BlockManagerMaster的作用是对存在于Executor或Driver上的BlockManager进行统一管理。Executor与Driver关于BlockManager的交互都依赖于BlockManagerMaster,比如Executor需要向Driver发送注册BlockManager、更新Executor上Block的最新信息、询问所需要Block目前所在的位置及当Executor运行结束需要将此Executor移除等。但是Driver与Executor却位于不同机器中,该怎么实现呢?
在Spark执行环境一节中有介绍过,Driver上的BlockManagerMaster会实例化并且注册BlockManagerMasterEndpoint。无论是Driver还是Executor,它们的BlockManagerMaster的driverEndpoint属性都将持有BlockManagerMasterEndpoint的RpcEndpiointRef。无论是Driver还是Executor,每个BlockManager都拥有自己的BlockManagerSlaveEndpoint,且BlockManager的slaveEndpoint属性保存着各自BlockManagerSlaveEndpoint的RpcEndpointRef。BlockManagerMaster负责发送消息,BlockManagerMasterEndpoint负责消息的接收与处理,BlockManagerSlaveEndpoint则接收BlockManagerMasterEndpoint下发的命令。
BlockManagerMaster负责发送各种与存储体系相关的信息,这些消息的类型如下:
可以看到,BlockManagerMaster能够发送的消息类型多种多样,为了更容易理解,以RegisterBlockManager为例:
//org.apache.spark.storage.BlockManagerMaster
def registerBlockManager(
blockManagerId: BlockManagerId, maxMemSize: Long, slaveEndpoint: RpcEndpointRef): Unit = {
logInfo(s"Registering BlockManager $blockManagerId")
tell(RegisterBlockManager(blockManagerId, maxMemSize, slaveEndpoint))

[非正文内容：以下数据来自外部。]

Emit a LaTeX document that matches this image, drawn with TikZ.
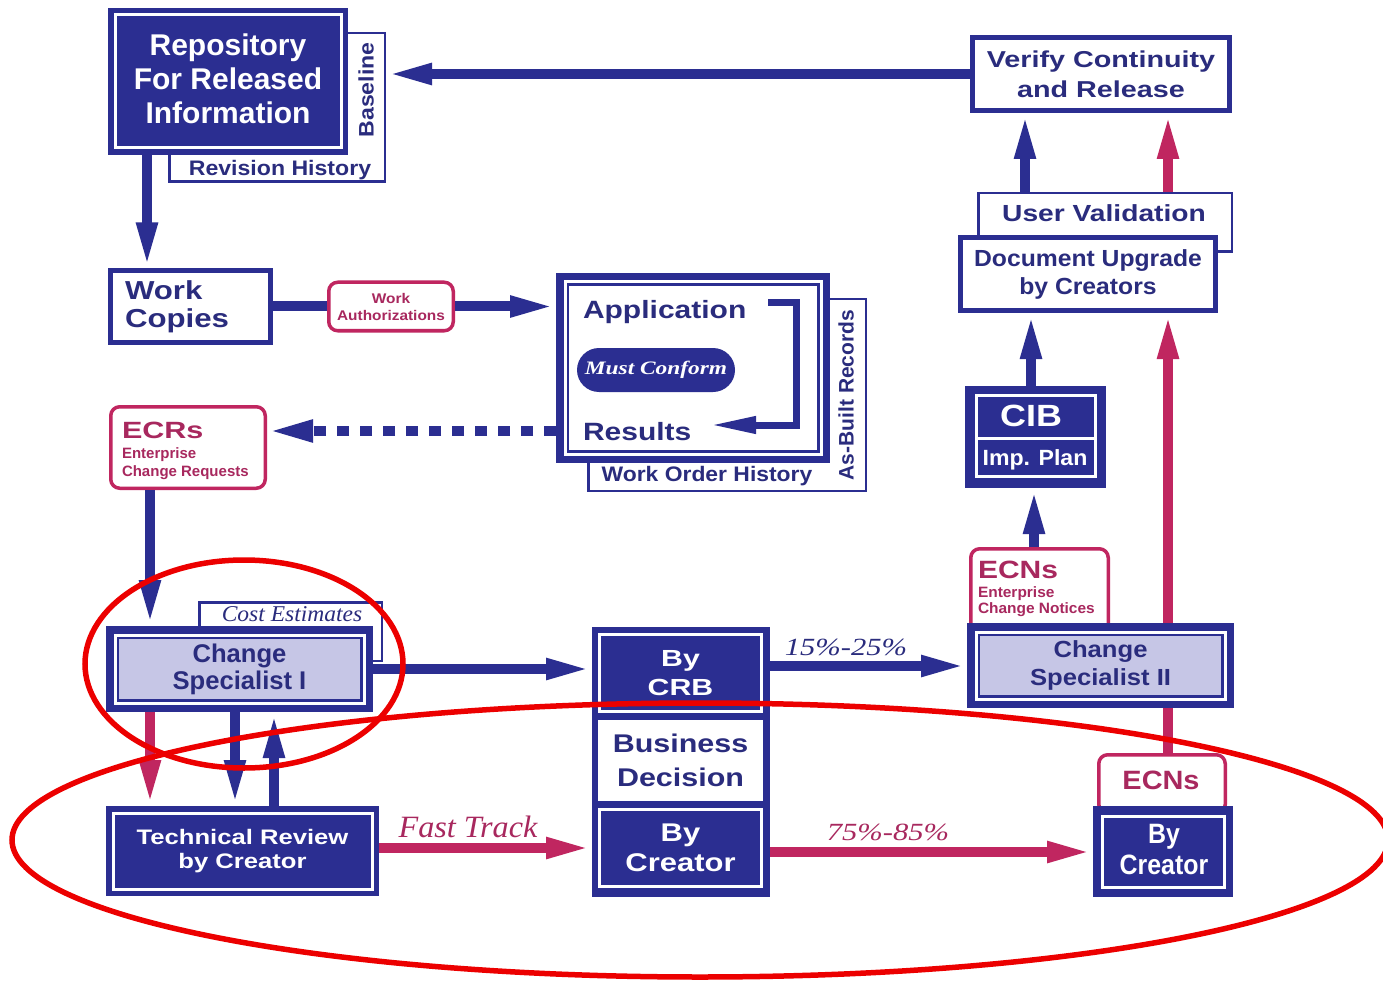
\documentclass[tikz,border=0pt]{standalone}
\usepackage{fontspec}
\setmainfont{Liberation Sans}
\newfontfamily\tms{Liberation Serif}
\usetikzlibrary{arrows.meta}
\definecolor{navy}{RGB}{43,46,145}
\definecolor{navytxt}{RGB}{42,44,125}
\definecolor{mag}{RGB}{192,38,96}
\definecolor{magtxt}{RGB}{168,40,94}
\definecolor{lav}{RGB}{198,198,230}
\definecolor{ring}{RGB}{236,0,0}
% size, baselineskip, horizontal stretch
\newcommand\tf[3]{\fontsize{#1pt}{#2pt}\selectfont\addfontfeatures{FakeStretch=#3}}

\begin{document}
\begin{tikzpicture}[x=1pt, y=-1pt,
  every node/.style={inner sep=0pt, outer sep=0pt},
  thinbox/.style={draw=navy, line width=2.5pt, fill=white, outer sep=1.25pt},
  whitebox/.style={draw=navy, line width=5pt, fill=white, outer sep=2.5pt, text=navytxt, align=center},
  solidblk/.style={fill=navy},
  whiteline/.style={draw=white, line width=3pt, text=white, align=center},
  dblline/.style={draw=navy, line width=2.5pt, double=white, double distance=3pt, text=navytxt, align=center},
  magbox/.style={draw=mag, line width=3.5pt, fill=white, rounded corners=9pt, outer sep=1.75pt},
  thick arrow/.style={line width=10pt, -{Triangle[length=46pt, width=19pt]}},
  navyarrow/.style={thick arrow, draw=navy},
  magarrow/.style={thick arrow, draw=mag},
  navylbl/.style={text=navytxt},
  maglbl/.style={text=magtxt},
]
\fill[white] (0,0) rectangle (1383,981);
\useasboundingbox (0,0) rectangle (1383,981);
\clip (0,0) rectangle (1383,981);

% ---------- repository with baseline / revision history tab
\node[thinbox, minimum width=215.5pt, minimum height=148.5pt] (basebox) at (277,107.5) {};
\node[navylbl, rotate=90, font=\bfseries\tf{21}{24}{1.1}] (baselbl) at (366,90) {Baseline};
\node[navylbl, font=\bfseries\tf{21}{24}{1.1}] (revlbl) at (280,170) {Revision History};
\node[solidblk, minimum width=240pt, minimum height=147pt] (repo) at (228,81.5) {};
\node[whiteline, minimum width=226pt, minimum height=133pt] (repoin) at (repo.center) {};
\node[text=white, align=center, font=\bfseries\tf{30}{34}{1}] (repotxt) at (228,78.5) {Repository\\For Released\\Information};

% ---------- verify continuity
\node[whitebox, minimum width=257pt, minimum height=73pt, font=\bfseries\tf{23}{30}{1.25}] (verify) at (1101,74) {Verify Continuity\\and Release};
\draw[navyarrow] (verify.west) -- (verify.west -| basebox.east);

% ---------- work copies and authorizations
\node[whitebox, minimum width=160pt, minimum height=71pt] (wc) at (190.5,306.5) {};
\node[navylbl, anchor=west, align=left, font=\bfseries\tf{26}{28}{1.2}] (wctxt) at (125,307) {Work\\Copies};
\coordinate (xrep) at (147,0);
\draw[navyarrow] (repo.south -| xrep) -- (wc.north -| xrep);
\node[magbox, minimum width=124.5pt, minimum height=48.5pt, maglbl, align=center, font=\bfseries\tf{14}{17}{1.1}] (wa) at (391,306.5) {Work\\Authorizations};

% ---------- application / results
\node[thinbox, minimum width=277.5pt, minimum height=191.5pt] (asbox) at (727,395) {};
\node[navylbl, rotate=90, font=\bfseries\tf{21}{24}{1}] (asbuilt) at (846,395) {As-Built Records};
\node[navylbl, font=\bfseries\tf{21}{24}{1.09}] (woh) at (707,476) {Work Order History};
\node[solidblk, minimum width=274pt, minimum height=190pt] (app) at (693,368) {};
\node[dblline, fill=white, minimum width=256pt, minimum height=172pt] (appin) at (app.center) {};
\node[navylbl, anchor=base west, font=\bfseries\tf{25}{28}{1.2}] (apptxt) at (583,319) {Application};
\node[navylbl, anchor=base west, font=\bfseries\tf{25}{28}{1.2}] (restxt) at (583,440) {Results};
\node[fill=navy, rounded corners=22pt, minimum width=158pt, minimum height=44pt, text=white, font=\tms\bfseries\itshape\tf{19}{22}{1.23}] (conform) at (656,370) {Must Conform};
\coordinate (brA) at (768,302.5);
\coordinate (brB) at (796,302.5);
\coordinate (brC) at (796,425);
\coordinate (brD) at (710,425);
\draw[navy, line width=7pt, -{Triangle[length=46pt, width=16pt]}] (brA) -- (brB) -- (brC) -- (brD);

\draw[navy, line width=10pt] (wc.east) -- (wa.west);
\draw[navyarrow] (wa.east) -- (wa.east -| app.west);

% ---------- enterprise change requests
\node[magbox, minimum width=154.5pt, minimum height=81.5pt] (ecr) at (188,447.5) {};
\node[maglbl, anchor=base west, font=\bfseries\tf{23.5}{26}{1.3}] (ecrt) at (122,438) {ECRs};
\node[maglbl, anchor=base west, font=\bfseries\tf{15}{17}{1}] (ecre) at (122,458.5) {Enterprise};
\node[maglbl, anchor=base west, font=\bfseries\tf{15}{17}{1}] (ecrc) at (122,476) {Change Requests};
\coordinate (ydot) at (0,431);
\draw[navy, line width=10pt, dash pattern=on 12pt off 11pt, -{Triangle[length=46pt, width=20pt]}] (app.west |- ydot) -- (ecr.east |- ydot);

% ---------- change specialist I and technical review
\node[thinbox, minimum width=182.5pt, minimum height=58.5pt] (costbox) at (290.5,631.5) {};
\node[navylbl, font=\tms\itshape\tf{22.6}{25}{1.04}] (cost) at (292,614) {Cost Estimates};
\node[solidblk, minimum width=267pt, minimum height=86pt] (cs1) at (239.5,669) {};
\node[dblline, fill=lav, minimum width=249pt, minimum height=68pt, font=\bfseries\tf{25.6}{27}{1}] (cs1in) at (cs1.center) {Change\\Specialist I};
\node[solidblk, minimum width=273pt, minimum height=90pt] (tr) at (242.5,851) {};
\node[whiteline, minimum width=259pt, minimum height=76pt, font=\bfseries\tf{21}{24}{1.22}] (trin) at (tr.center) {Technical Review\\by Creator};

\coordinate (xecr) at (150,0);
\draw[navyarrow] (ecr.south -| xecr) -- (cs1.north -| xecr);
\coordinate (xm) at (150,0);
\coordinate (xd) at (235,0);
\coordinate (xu) at (274,0);
\draw[magarrow] (cs1.south -| xm) -- (tr.north -| xm);
\draw[navyarrow] (cs1.south -| xd) -- (tr.north -| xd);
\draw[navyarrow] (tr.north -| xu) -- (cs1.south -| xu);

% ---------- business decision column
\node[solidblk, minimum width=178pt, minimum height=270pt] (dec) at (681,762) {};
\node[whiteline, minimum width=162pt, minimum height=77pt, font=\bfseries\tf{23.3}{29}{1.3}] (crb) at (680.5,673) {By\\CRB};
\node[fill=white, minimum width=165pt, minimum height=81pt, navylbl, align=center, font=\bfseries\tf{25.6}{34}{1.19}] (bd) at (680.5,760.5) {Business\\Decision};
\node[whiteline, minimum width=162pt, minimum height=77pt, font=\bfseries\tf{25.6}{30}{1.21}] (bcm) at (680.5,848) {By\\Creator};

\draw[navyarrow] (cs1.east) -- (cs1.east -| dec.west);
\coordinate (yft) at (0,848);
\draw[magarrow] (tr.east |- yft) -- (dec.west |- yft);
\node[maglbl, anchor=base, font=\tms\itshape\tf{31}{34}{1.04}] (ftl) at (468,837) {Fast Track};

% ---------- right column
\node[thinbox, minimum width=253.5pt, minimum height=58.5pt] (uv) at (1105,222.5) {};
\node[navylbl, font=\bfseries\tf{23.3}{26}{1.21}] (uvt) at (1104,213) {User Validation};
\node[whitebox, minimum width=255pt, minimum height=73pt, font=\bfseries\tf{23.3}{28}{1.06}] (doc) at (1088,274) {Document Upgrade\\by Creators};
\coordinate (xuvn) at (1025,0);
\coordinate (xuvm) at (1168,0);
\draw[navyarrow] (uv.north -| xuvn) -- (verify.south -| xuvn);
\draw[magarrow] (uv.north -| xuvm) -- (verify.south -| xuvm);

\node[solidblk, minimum width=141pt, minimum height=102pt] (cib) at (1035.5,437) {};
\node[whiteline, minimum width=119pt, minimum height=42.5pt] (cibtop) at (1036,416.75) {};
\node[whiteline, minimum width=119pt, minimum height=38.5pt] (cibbot) at (1036,457.25) {};
\node[text=white, font=\bfseries\tf{30.7}{32}{1.17}] (cibtxt) at (1031,416) {CIB};
\node[text=white, font=\bfseries\tf{22}{24}{1.05}] (imptxt) at (1035,460) {Imp. Plan};

\node[magbox, minimum width=137.5pt, minimum height=89.5pt] (ecna) at (1039.5,593.5) {};
\node[maglbl, anchor=base west, font=\bfseries\tf{25}{28}{1.2}] (ecnat) at (978,578) {ECNs};
\node[maglbl, anchor=base west, font=\bfseries\tf{15}{17}{1.03}] (ecnae) at (978,597) {Enterprise};
\node[maglbl, anchor=base west, font=\bfseries\tf{15}{17}{1.03}] (ecnac) at (978,613) {Change Notices};

\node[magbox, minimum width=126.5pt, minimum height=58.5pt] (ecnb) at (1162,784) {};
\node[maglbl, anchor=base, font=\bfseries\tf{26.5}{28}{1.09}] (ecnbt) at (1161,789) {ECNs};
\draw[magarrow] (ecnb.north -| xuvm) -- (doc.south -| xuvm);

\node[solidblk, minimum width=267pt, minimum height=85pt] (cs2) at (1100.5,665.5) {};
\node[dblline, fill=lav, minimum width=249pt, minimum height=67pt, font=\bfseries\tf{23.3}{28}{1.1}] (cs2in) at (cs2.center) {Change\\Specialist II};

\node[solidblk, minimum width=140pt, minimum height=91pt] (bcr) at (1163,851.5) {};
\node[whiteline, minimum width=122pt, minimum height=71pt] (bcrin) at (1163.5,852) {};
\node[text=white, align=center, font=\bfseries\tf{28}{31}{0.89}] (bcrtxt) at (1164,849.5) {By\\Creator};

\coordinate (xecn) at (1034,0);
\draw[navyarrow] (ecna.north -| xecn) -- (cib.south -| xecn);
\coordinate (xcib) at (1031,0);
\draw[navyarrow] (cib.north -| xcib) -- (doc.south -| xcib);

\coordinate (ycrb) at (0,666);
\draw[navyarrow] (dec.east |- ycrb) -- (cs2.west |- ycrb);
\node[navylbl, anchor=base, font=\tms\itshape\tf{24.7}{28}{1.24}] (p15) at (846,655) {15\%-25\%};
\coordinate (y75) at (0,852);
\draw[magarrow] (dec.east |- y75) -- (bcr.west |- y75);
\node[maglbl, anchor=base, font=\tms\itshape\tf{24.7}{28}{1.24}] (p75) at (888,840) {75\%-85\%};

% ---------- highlight rings
\draw[ring, line width=5.5pt] (244,664) ellipse [x radius=159pt, y radius=104pt];
\draw[ring, line width=5.5pt] (700,840) ellipse [x radius=688pt, y radius=137pt];
\end{tikzpicture}
\end{document}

logInfo(s"Registered BlockManager $blockManagerId")
}
根据代码,注册BlockManager的实质是向BlockManagerMasterEndpoint发送RegisterBlockManager消息,RegisterBlockManager将携带要注册的BlockManager的blockManagerId、最大内存大小及slaveEndpoint(即BlockManagerSlaveEndpoint)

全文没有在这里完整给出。